### To be done
Identify and reproduce every line holding the string "code".

### Given information
────────

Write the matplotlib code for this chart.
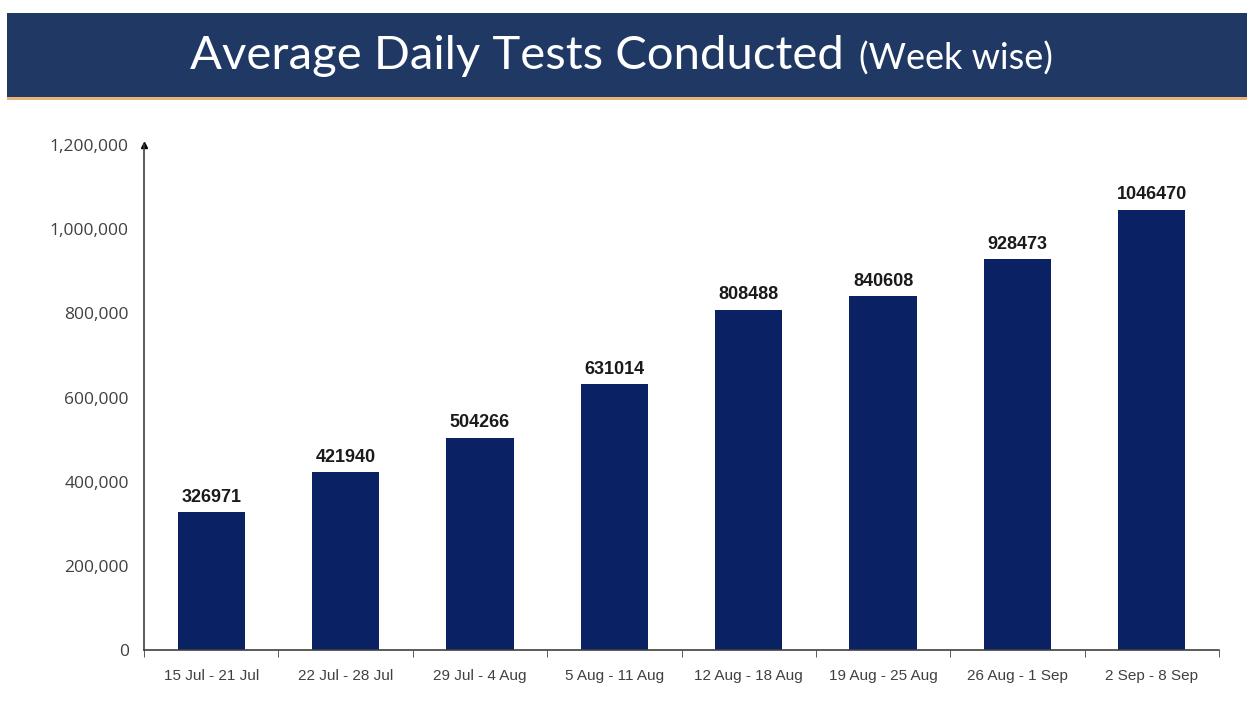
import matplotlib.pyplot as plt
import matplotlib.patches as patches
from matplotlib.ticker import FuncFormatter, FixedLocator

weeks = ['15 Jul - 21 Jul', '22 Jul - 28 Jul', '29 Jul - 4 Aug', '5 Aug - 11 Aug',
         '12 Aug - 18 Aug', '19 Aug - 25 Aug', '26 Aug - 1 Sep', '2 Sep - 8 Sep']
avg_tests = [326971, 421940, 504266, 631014, 808488, 840608, 928473, 1046470]
y_ticks = [0, 200000, 400000, 600000, 800000, 1000000, 1200000]

bar_color = '#0a2263'
banner_color = '#1f3864'
label_color = '#404040'

fig = plt.figure(figsize=(12.47, 7.09), dpi=100)
fig.patch.set_facecolor('white')

# title banner
banner = patches.Rectangle((7 / 1247, 1 - 97 / 709), 1 - 7 / 1247, 84 / 709,
                           transform=fig.transFigure, facecolor=banner_color,
                           edgecolor='none')
fig.add_artist(banner)
stripe = patches.Rectangle((7 / 1247, 1 - 100 / 709), 1 - 7 / 1247, 3 / 709,
                           transform=fig.transFigure, facecolor='#e8b27a',
                           edgecolor='none')
fig.add_artist(stripe)
t1 = fig.text(190 / 1247, 1 - 56 / 709, 'Average Daily Tests Conducted',
              color='white', fontsize=34, family='Lato', va='center', ha='left')
fig.canvas.draw()
bb = t1.get_window_extent()
fig.text(bb.x1 / 1247 + 0.012, 1 - 59 / 709, '(Week wise)', color='white',
         fontsize=26, family='Lato', va='center', ha='left')

ax = fig.add_axes([144 / 1247, 1 - 650 / 709, (1219 - 144) / 1247, (650 - 145) / 709])
x = list(range(len(weeks)))
ax.bar(x, avg_tests, width=0.5, color=bar_color)
for xi, v in zip(x, avg_tests):
    ax.text(xi, v + 15000, str(v), ha='center', va='bottom', fontsize=13,
            fontweight='bold', color='#1a1a1a', family='Liberation Sans')

ax.set_xlim(-0.5, len(weeks) - 0.5)
ax.set_ylim(0, 1200000)
ax.set_yticks(y_ticks)
ax.yaxis.set_major_formatter(FuncFormatter(lambda v, p: f'{int(v):,}'))
ax.set_xticks(x)
ax.set_xticklabels(weeks)
ax.xaxis.set_minor_locator(FixedLocator([i + 0.5 for i in range(-1, len(weeks))]))
ax.tick_params(axis='x', which='major', length=0, pad=14, labelsize=11,
               labelcolor=label_color)
ax.tick_params(axis='x', which='minor', length=5, color='#404040', direction='out')
ax.tick_params(axis='y', length=0, pad=11, labelsize=12.5, labelcolor=label_color)
for lab in ax.get_xticklabels():
    lab.set_family('Liberation Sans')
for lab in ax.get_yticklabels():
    lab.set_family('Open Sans')

for s in ['top', 'right']:
    ax.spines[s].set_visible(False)
ax.spines['left'].set_color('#404040')
ax.spines['bottom'].set_color('#404040')
ax.spines['left'].set_linewidth(1.2)
ax.spines['bottom'].set_linewidth(1.2)
ax.plot(0, 1, marker='^', markersize=5, color='black', transform=ax.transAxes,
        clip_on=False)

fig.savefig('out.png', dpi=100)
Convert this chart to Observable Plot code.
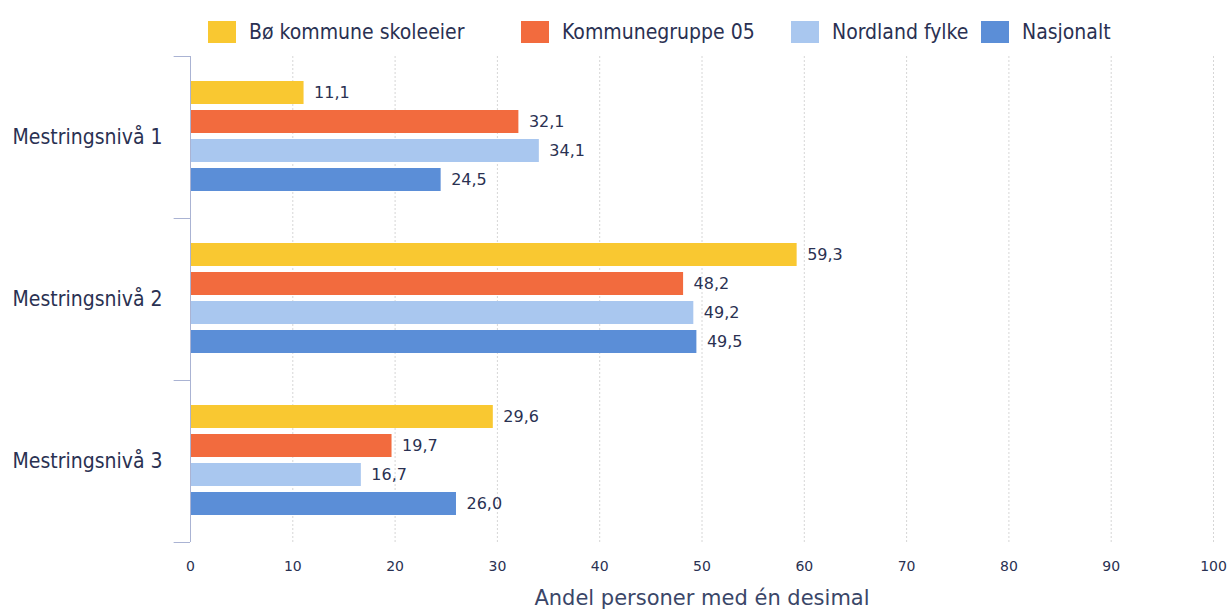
<!DOCTYPE html>
<html>
<head>
<meta charset="utf-8">
<script src="https://cdn.jsdelivr.net/npm/d3@7"></script>
<script src="https://cdn.jsdelivr.net/npm/@observablehq/plot@0.6"></script>
<style>
  html, body { margin: 0; padding: 0; background: #fff; }
  body { width: 1230px; height: 613px; overflow: hidden; font-family: "DejaVu Sans", Verdana, sans-serif; }
  #legend { position: relative; height: 50px; }
  .item { position: absolute; top: 7px; height: 50px; display: flex; align-items: center; }
  .sw { width: 28px; height: 22px; margin-right: 13px; }
  .lab { font-family: "DejaVu Sans Condensed", "DejaVu Sans", sans-serif; font-stretch: condensed; font-size: 21px; color: #2a3152; }
  .ylab text { font-family: "DejaVu Sans Condensed", "DejaVu Sans", sans-serif; font-stretch: condensed; }
</style>
</head>
<body>
<div id="legend"></div>
<div id="chart"></div>
<script>
const categories = ["Mestringsnivå 1", "Mestringsnivå 2", "Mestringsnivå 3"];
const seriesNames = ["Bø kommune skoleeier", "Kommunegruppe 05", "Nordland fylke", "Nasjonalt"];
const boValues = [11.1, 59.3, 29.6];
const kommunegruppeValues = [32.1, 48.2, 19.7];
const nordlandValues = [34.1, 49.2, 16.7];
const nasjonaltValues = [24.5, 49.5, 26.0];
const xTicks = [0, 10, 20, 30, 40, 50, 60, 70, 80, 90, 100];
const seriesColors = ["#f9c831", "#f26b3e", "#a9c7ef", "#5b8ed7"];
const xLabel = "Andel personer med én desimal";

const seriesValues = [boValues, kommunegruppeValues, nordlandValues, nasjonaltValues];
const rows = [];
seriesNames.forEach((s, i) => categories.forEach((c, j) => rows.push({series: s, si: i, cat: c, value: seriesValues[i][j]})));

// legend
const legendLefts = [208, 521, 791, 981];
const legend = document.getElementById("legend");
seriesNames.forEach((s, i) => {
  const it = document.createElement("div");
  it.className = "item";
  it.style.left = legendLefts[i] + "px";
  it.innerHTML = `<div class="sw" style="background:${seriesColors[i]}"></div><span class="lab">${s}</span>`;
  legend.appendChild(it);
});

const W = 1230, H = 563;
const mt = 6, mb = 71, ml = 190, mr = 17;
const bw = (H - mt - mb) / categories.length;
const barOffset = 25, barStep = 29, barH = 23;
const fmt = v => v.toFixed(1).replace(".", ",");
const textColor = "#2a3152";

const marks = [
  Plot.ruleX(xTicks.slice(1), {stroke: "#d6d6d6", strokeDasharray: "2,2"}),
];
seriesNames.forEach((s, i) => {
  const data = rows.filter(d => d.si === i);
  marks.push(Plot.barX(data, {
    x: "value", y: "cat", fill: seriesColors[i],
    insetTop: barOffset + barStep * i,
    insetBottom: bw - (barOffset + barStep * i + barH)
  }));
  marks.push(Plot.text(data, {
    x: "value", y: "cat", text: d => fmt(d.value),
    dx: 10, dy: barOffset + barStep * i + barH / 2 - bw / 2,
    textAnchor: "start", fill: textColor, fontSize: 16
  }));
});
marks.push(
  Plot.ruleX([0], {stroke: "#aab3d3"}),
  Plot.ruleY(categories, {y: d => d, x1: -1.6, x2: 0, dy: -bw / 2, stroke: "#aab3d3"}),
  Plot.ruleY(categories.slice(-1), {y: d => d, x1: -1.6, x2: 0, dy: bw / 2, stroke: "#aab3d3"}),
  Plot.axisX({ticks: xTicks, tickSize: 0, tickPadding: 19, fontSize: 14, fill: textColor, label: null, tickFormat: d => d}),
  Plot.axisY({tickSize: 0, tickPadding: 28, fontSize: 21, fill: textColor, label: null, className: "ylab"}),
  Plot.text([xLabel], {frameAnchor: "bottom", dy: 62, fontSize: 21, fill: "#3a4668"})
);

const chart = Plot.plot({
  width: W, height: H,
  marginTop: mt, marginBottom: mb, marginLeft: ml, marginRight: mr,
  style: {fontFamily: "'DejaVu Sans', Verdana, sans-serif", background: "#fff", overflow: "visible"},
  x: {domain: [0, 100]},
  y: {domain: categories, padding: 0},
  marks
});
document.getElementById("chart").appendChild(chart);
</script>
</body>
</html>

────────

### Response
Write the matplotlib code for this chart.
Convert this chart to Observable Plot code.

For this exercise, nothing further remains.